I wanted to do this walk there-and-back so that I knew it really well, but really it’s a walk designed to use the light railway between Welshpool and Llanfair Caereinion – catching the train from Welshpool and getting off at Castle Caereinion, walking over Y Golfa on Glyndŵr’s Way.
The start of my walk from Welshpool, taking Glyndŵr’s way from the Raven Pub, took me through some very smart, well-kept park land. There is something about walking early on a Sunday morning, and today was particularly still, it was so quiet and tranquil – perfect. Glyndŵr’s Way is a long distance trail of 135 miles forming a meandering loop from Knighton to Welshpool.
The oak trees in the park land, scattered across the fields, either side of the lane lead that up to Llanerchydol Hall, were magnificent and I'm sure would look even more beautiful in early summer. I didn’t know this hall even existed - certainly hidden away. It is privately owned and was built in 1776 by David Pugh - a local man who had made he fortune selling tea in London (he also owned Aberbechan Hall). I noticed an ice house near the back of the property, apparently there are two, possibly joined. Very intriguing, and imagine having enough ice on the rivers and ponds to fill these things. To be able to preserve food and, so they say, enjoy ice creams in the summer must have be high tech in its day but I expect only to be enjoyed by the gentry of the big halls. The lane continued and eventually became a track at Home Farm and just passed here, gradually getting higher, the views were fabulous although visibility could have been better.
I followed the well-marked Glyndŵr’s Way all the way to open access land / Welshpool Golf course and took a foot path around the perimeter. On the way, though, I detoured to the Trig point on Y Golfa where 360° views can be enjoyed, shame about the clouds but it was still very colourful and I had buzzards and kites souring above me. There is a fort on the footpath to look out for. Then the path follows the edge of the open access land down into the valley and to the main road, crossing the little railway and over fields to Castle Caereinion, all fairly well marked.

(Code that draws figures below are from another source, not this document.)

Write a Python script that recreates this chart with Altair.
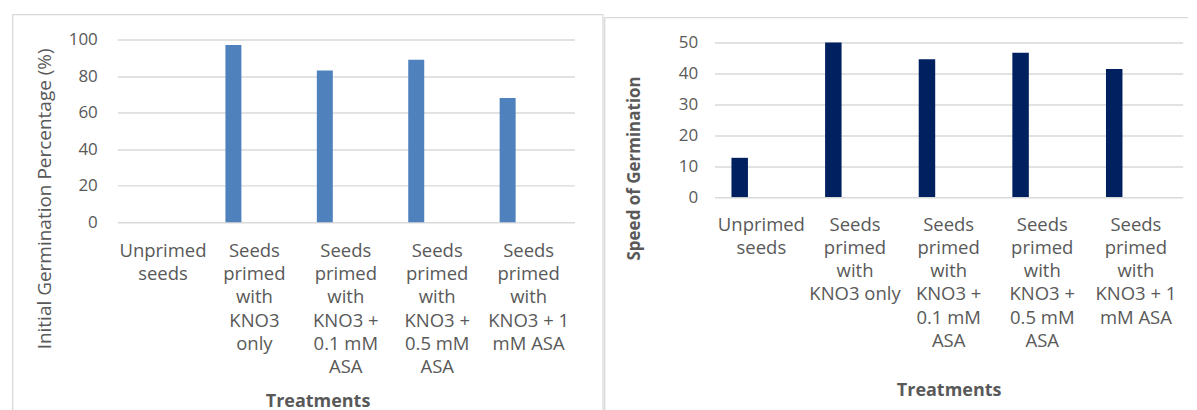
import json
import altair as alt
import pandas as pd

# ---- data ----
treatments = [
    "Unprimed seeds",
    "Seeds primed with KNO3 only",
    "Seeds primed with KNO3 + 0.1 mM ASA",
    "Seeds primed with KNO3 + 0.5 mM ASA",
    "Seeds primed with KNO3 + 1 mM ASA",
]
initial_germination = [0, 97, 83, 89, 68]
speed_of_germination = [12.7, 50, 44.6, 46.7, 41.4]

left_label_lines = [
    ["Unprimed", "seeds"],
    ["Seeds", "primed", "with", "KNO3", "only"],
    ["Seeds", "primed", "with", "KNO3 +", "0.1 mM", "ASA"],
    ["Seeds", "primed", "with", "KNO3 +", "0.5 mM", "ASA"],
    ["Seeds", "primed", "with", "KNO3 + 1", "mM ASA"],
]
right_label_lines = [
    ["Unprimed", "seeds"],
    ["Seeds", "primed", "with", "KNO3 only"],
    ["Seeds", "primed", "with", "KNO3 +", "0.1 mM", "ASA"],
    ["Seeds", "primed", "with", "KNO3 +", "0.5 mM", "ASA"],
    ["Seeds", "primed", "with", "KNO3 + 1", "mM ASA"],
]
left_ticks = [0, 20, 40, 60, 80, 100]
right_ticks = [0, 10, 20, 30, 40, 50]

FONT = "Open Sans"
TXT = "#595959"
GRID = "#D9D9D9"


def label_expr(lines):
    return "%s[indexof(%s, datum.value)]" % (json.dumps(lines), json.dumps(treatments))


df_left = pd.DataFrame({"Treatment": treatments, "Value": initial_germination})
df_right = pd.DataFrame({"Treatment": treatments, "Value": speed_of_germination})

one = alt.Data(values=[{"k": 1}])


def frame_rule(x, x2=None, y=None, y2=None):
    enc = {"x": alt.value(x), "y": alt.value(y)}
    if x2 is not None:
        enc["x2"] = alt.value(x2)
    if y2 is not None:
        enc["y2"] = alt.value(y2)
    return alt.Chart(one).mark_rule(color=GRID, strokeWidth=1.3).encode(**enc)


def panel(df, color, ticks, ydomain, lines, ytitle, ytitle_bold, ytitle_size,
          ytitle_x, ytitle_y, ylab_pad, xtitle_x, xtitle_y, lab_pad,
          bar_w, bar_off):
    xaxis_kw = dict(
        title="Treatments", labelExpr=label_expr(lines), labelAngle=0,
        labelFont=FONT, labelFontSize=18.5, labelColor=TXT, labelLineHeight=23.3,
        labelPadding=lab_pad, labelBaseline="top", labelLimit=0, labelOverlap=False,
        ticks=False, domain=False, grid=False,
        titleFont=FONT, titleFontSize=18, titleFontWeight="bold", titleColor=TXT,
        titleY=xtitle_y, titleBaseline="alphabetic",
    )
    if xtitle_x is not None:
        xaxis_kw["titleX"] = xtitle_x
    return alt.Chart(df).mark_bar(color=color, width=bar_w, xOffset=bar_off).encode(
        x=alt.X("Treatment:N", sort=treatments,
                scale=alt.Scale(paddingInner=0, paddingOuter=0),
                axis=alt.Axis(**xaxis_kw)),
        y=alt.Y("Value:Q", scale=alt.Scale(domain=ydomain, nice=False),
                axis=alt.Axis(
                    values=ticks, title=ytitle, domain=False, ticks=False,
                    gridColor=GRID, gridWidth=1.5,
                    labelFont=FONT, labelFontSize=17, labelColor=TXT, labelPadding=ylab_pad,
                    titleFont=FONT, titleFontSize=ytitle_size,
                    titleFontWeight="bold" if ytitle_bold else "normal",
                    titleColor=TXT, titleAngle=270, titleX=ytitle_x, titleY=ytitle_y,
                    titleBaseline="alphabetic", titleAlign="center")),
    )


left_bars = panel(
    df_left, "#4F81BD", left_ticks, [0, 100], left_label_lines,
    "Initial Germination Percentage (%)", False, 19, -66.7, 159, 20,
    200.5, 184, 19, 16, -21)
left = alt.layer(
    left_bars,
    frame_rule(-104.7, 486.3, -25),
    frame_rule(-104.7, None, -25, 372),
    frame_rule(486.3, None, -25, 372),
).properties(width=457.6, height=183)

# right plot area starts 3px below the left one: top of the scale sits just above 50
right_bars = panel(
    df_right, "#002060", right_ticks, [0, 50.97], right_label_lines,
    "Speed of Germination", True, 17, -75, 128.5, 17,
    None, 199, 18, 16.5, -21.7)
right = alt.layer(
    right_bars,
    frame_rule(-110, 474, -22),
    frame_rule(-110, None, -22, 372),
).properties(width=468.7, height=157.7)

chart = alt.hconcat(left, right, spacing=0).properties(
    padding={"left": 3.4, "top": 5.35, "right": 0, "bottom": 0},
    background="white",
).configure_view(stroke=None)

chart.save("out.html", embed_options={"renderer": "svg", "actions": False})
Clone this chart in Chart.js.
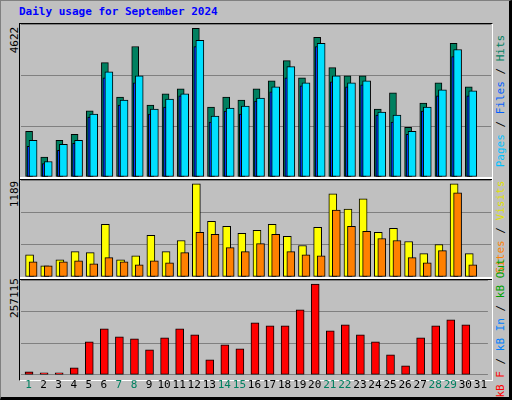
<!DOCTYPE html>
<html><head><meta charset="utf-8">
<script src="https://cdn.jsdelivr.net/npm/chart.js@4"></script>
<style>
html,body{margin:0;padding:0;background:#fff;}
#frame{position:absolute;left:0;top:0;width:508px;height:396px;background:#c0c0c0;border-right:3px solid #000;border-bottom:3px solid #000;border-top:1px solid #808080;border-left:1px solid #808080;box-sizing:content-box;}
.t{position:absolute;font-family:"DejaVu Sans Mono",monospace;font-size:11px;white-space:nowrap;}
.rot{transform:translate(-50%,-50%) rotate(-90deg);transform-origin:center;}
.box{position:absolute;}
canvas{display:block}
</style></head><body>
<div id="frame"></div>
<div class="t" style="left:19px;top:5px;color:#0000ff;font-weight:bold;">Daily usage for September 2024</div>
<div id="plotbg" style="position:absolute;left:19px;top:23px;width:472px;height:356px;border-top:1px solid #000;border-left:1px solid #000;border-right:1px solid #fff;border-bottom:1px solid #fff;"></div>
<div style="position:absolute;left:20px;top:177px;width:472px;height:2px;background:#fff;border-bottom:1px solid #000"></div>
<div style="position:absolute;left:20px;top:277px;width:472px;height:2px;background:#fff;border-bottom:1px solid #000"></div>
<div class="box" style="left:21px;top:24px;width:470px;height:153px"><canvas id="c1"></canvas></div>
<div class="box" style="left:21px;top:180px;width:470px;height:97px"><canvas id="c2"></canvas></div>
<div class="box" style="left:21px;top:280px;width:470px;height:116px"><canvas id="c3"></canvas></div>
<div class="t rot" style="left:14px;top:40px;">4622</div>
<div class="t rot" style="left:14px;top:194px;">1189</div>
<div class="t rot" style="left:14px;top:298px;">257115</div>
<div class="t rot" style="left:500px;top:101px;"><span style="color:#00c0ff">Pages</span> / <span style="color:#0060ff">Files</span> / <span style="color:#008060">Hits</span></div>
<div class="t rot" style="left:500px;top:227px;"><span style="color:#ff8000">Sites</span> / <span style="color:#e0e000">Visits</span></div>
<div class="t rot" style="left:500px;top:328px;"><span style="color:#ff0000">kB F</span> / <span style="color:#0080ff">kB In</span> / <span style="color:#00a000">kB Out</span></div>
<script>
const days = ['1','2','3','4','5','6','7','8','9','10','11','12','13','14','15','16','17','18','19','20','21','22','23','24','25','26','27','28','29','30','31'];
const weekendDays = ['1','7','8','14','15','21','22','28','29'];
const hits  = [1423,617,1140,1328,2061,3556,2489,4058,2238,2584,2741,4622,2176,2489,2395,2741,2992,3619,3086,4341,3400,3148,3148,2113,2615,1548,2301,2929,4153,2803,0];
const files = [1140,481,1015,1140,1956,3274,2395,3148,2113,2427,2584,4247,1893,2144,2207,2458,2803,3431,2929,4153,3148,2929,2992,2019,1925,1423,2176,2709,3964,2678,0];
const pages = [952,418,826,1046,1862,3086,2238,2929,1956,2176,2521,4058,1705,2050,1956,2364,2646,3086,2835,4058,2960,2803,2866,1925,1705,1328,2050,2521,3745,2521,0];
const visits= [284,142,220,323,310,672,220,271,530,323,465,1189,711,646,556,594,672,517,401,633,1060,866,995,569,620,452,297,414,1189,297,0];
const sites = [194,142,194,207,168,246,194,155,207,181,310,569,543,375,323,426,543,323,284,271,853,646,582,491,465,246,181,336,1073,155,0];
const kbytes= [8476,5651,5651,19778,93238,129968,107365,101714,70635,104540,129968,113016,42381,84762,73460,146921,138445,138445,183651,257115,124318,141270,113016,93238,56508,25429,104540,138445,155397,141270,0];
const maxHits=4622, maxVisits=1189, maxKB=257115;

const shift={id:'shift',afterDatasetsUpdate(chart){
  chart.data.datasets.forEach((ds,i)=>{const off=ds.xOff||0;
    chart.getDatasetMeta(i).data.forEach(el=>{el.x+=off;});});
}};
function mk(id,datasets,axMax,showX){
  return new Chart(document.getElementById(id),{type:'bar',
    data:{labels:days,datasets},
    plugins:[shift],
    options:{responsive:true,maintainAspectRatio:false,animation:false,
      layout:{padding:0},
      plugins:{legend:{display:false},tooltip:{enabled:false}},
      scales:{
        x:{display:showX,grid:{display:false,drawTicks:false},border:{display:false},
           ticks:{padding:4,autoSkip:false,maxRotation:0,font:{family:'DejaVu Sans Mono',size:11},
             color:c=>weekendDays.includes(days[c.index])?'#008060':'#000'}},
        y:{min:0,max:axMax,afterFit:s=>{s.width=0;},ticks:{display:false,stepSize:axMax/3},
           grid:{color:'#808080',lineWidth:1,drawTicks:false},border:{display:false}}
      }}});
}
const common={borderColor:'#000',borderWidth:1,grouped:false,borderSkipped:false};
mk('c1',[
  {...common,data:hits,backgroundColor:'#008060',barThickness:7,xOff:0.5,order:3},
  {...common,data:pages,backgroundColor:'#0040ff',barThickness:3,xOff:0,order:2},
  {...common,data:files,backgroundColor:'#00e0ff',barThickness:8,xOff:4.5,order:1}
],maxHits*455/442,false);
mk('c2',[
  {...common,data:visits,backgroundColor:'#ffff00',barThickness:8,xOff:1,order:2},
  {...common,data:sites,backgroundColor:'#ff8000',barThickness:8,xOff:4.5,order:1}
],maxVisits*287/276,false);
mk('c3',[
  {...common,data:kbytes,backgroundColor:'#ff0000',barThickness:8,xOff:0.5,order:1}
],maxKB*285/273,true);
</script>
</body></html>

The village used to have a castle and there is a mound in the churchyard which they say could possibly be the remains of some sort of fort. The village its self was very quiet and petty, the shop was shut but outside was a rack with the papers in and a little old post box – all very quaint. There is a pub too which would have made a good lunch stop but I was too early for lunch so walked to the station where I had my packed snack and coffee on the platform bench (no trains today!) and then I walked all the way back. 10 miles all together and all done by 2.15 in the afternoon!